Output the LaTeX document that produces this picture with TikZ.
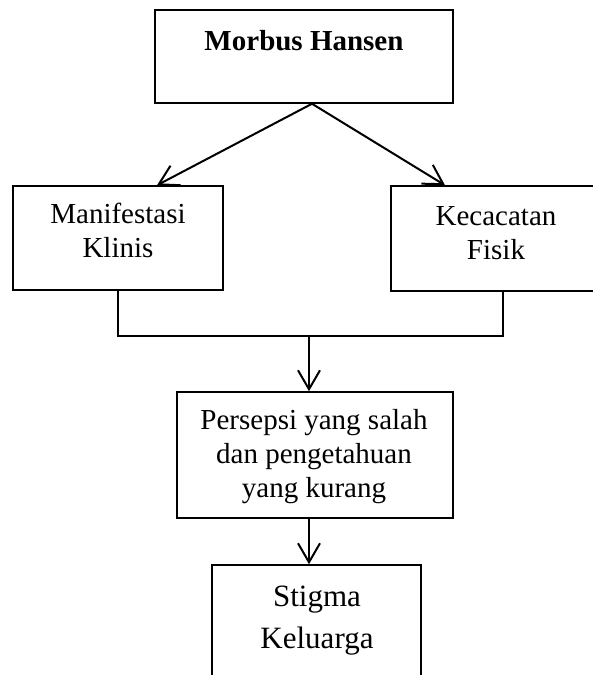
\documentclass[tikz,border=0pt]{standalone}
\usepackage{fontspec}
\setmainfont{Liberation Serif}
\usetikzlibrary{arrows.meta}

\begin{document}
\begin{tikzpicture}[x=1pt,y=-1pt,>={Straight Barb[length=19pt,width=22pt]},
  box/.style={draw,line width=1.5pt,inner sep=0pt},
  txt/.style={anchor=base,align=center,inner sep=0pt,font=\fontsize{29}{34}\selectfont},
  link/.style={line width=2pt}]
\useasboundingbox (0,0) rectangle (592,675);

  % boxes
  \node[box,minimum width=298,minimum height=93]  (mh) at (304,56.5)  {};
  \node[box,minimum width=210,minimum height=104] (mk) at (118,238)   {};
  \node[box,minimum width=209,minimum height=105] (kf) at (495.5,238.5) {};
  \node[box,minimum width=276,minimum height=126] (ps) at (315,455)   {};
  \node[box,minimum width=209,minimum height=125] (sk) at (316.5,627.5) {};

  % texts (base = baseline of the last line)
  \node[txt] (mhtext) at (304,50)    {\textbf{Morbus Hansen}};
  \node[txt] (mktext) at (118,257)   {Manifestasi\\Klinis};
  \node[txt] (kftext) at (496,259)   {Kecacatan\\Fisik};
  \node[txt] (pstext) at (314,497.5) {Persepsi yang salah\\dan pengetahuan\\yang kurang};
  \node[txt,font=\fontsize{31}{41.5}\selectfont] (sktext) at (317,648) {Stigma\\Keluarga};

  \coordinate (jn) at (309,336);

  \draw[link,->] ([xshift=8pt]mh.south) -- ([xshift=39pt]mk.north);
  \draw[link,->] ([xshift=8pt]mh.south) -- ([xshift=-50.5pt]kf.north);
  \draw[link] (mk.south) |- (jn) -| ([xshift=7.5pt]kf.south);
  \draw[link,->] (jn) -- (jn |- ps.north);
  \draw[link,->] (ps.south -| jn) -- (sk.north -| jn);
\end{tikzpicture}
\end{document}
..............................
Give again exactly the lines running from the beginning of the material above through the line that contains "width=209,minimum height=125] (sk)", and leave out every picture.

◆ WORKED SOLUTION ◆
Output the LaTeX document that produces this picture with TikZ.
\documentclass[tikz,border=0pt]{standalone}
\usepackage{fontspec}
\setmainfont{Liberation Serif}
\usetikzlibrary{arrows.meta}

\begin{document}
\begin{tikzpicture}[x=1pt,y=-1pt,>={Straight Barb[length=19pt,width=22pt]},
  box/.style={draw,line width=1.5pt,inner sep=0pt},
  txt/.style={anchor=base,align=center,inner sep=0pt,font=\fontsize{29}{34}\selectfont},
  link/.style={line width=2pt}]
\useasboundingbox (0,0) rectangle (592,675);

  % boxes
  \node[box,minimum width=298,minimum height=93]  (mh) at (304,56.5)  {};
  \node[box,minimum width=210,minimum height=104] (mk) at (118,238)   {};
  \node[box,minimum width=209,minimum height=105] (kf) at (495.5,238.5) {};
  \node[box,minimum width=276,minimum height=126] (ps) at (315,455)   {};
  \node[box,minimum width=209,minimum height=125] (sk) at (316.5,627.5) {};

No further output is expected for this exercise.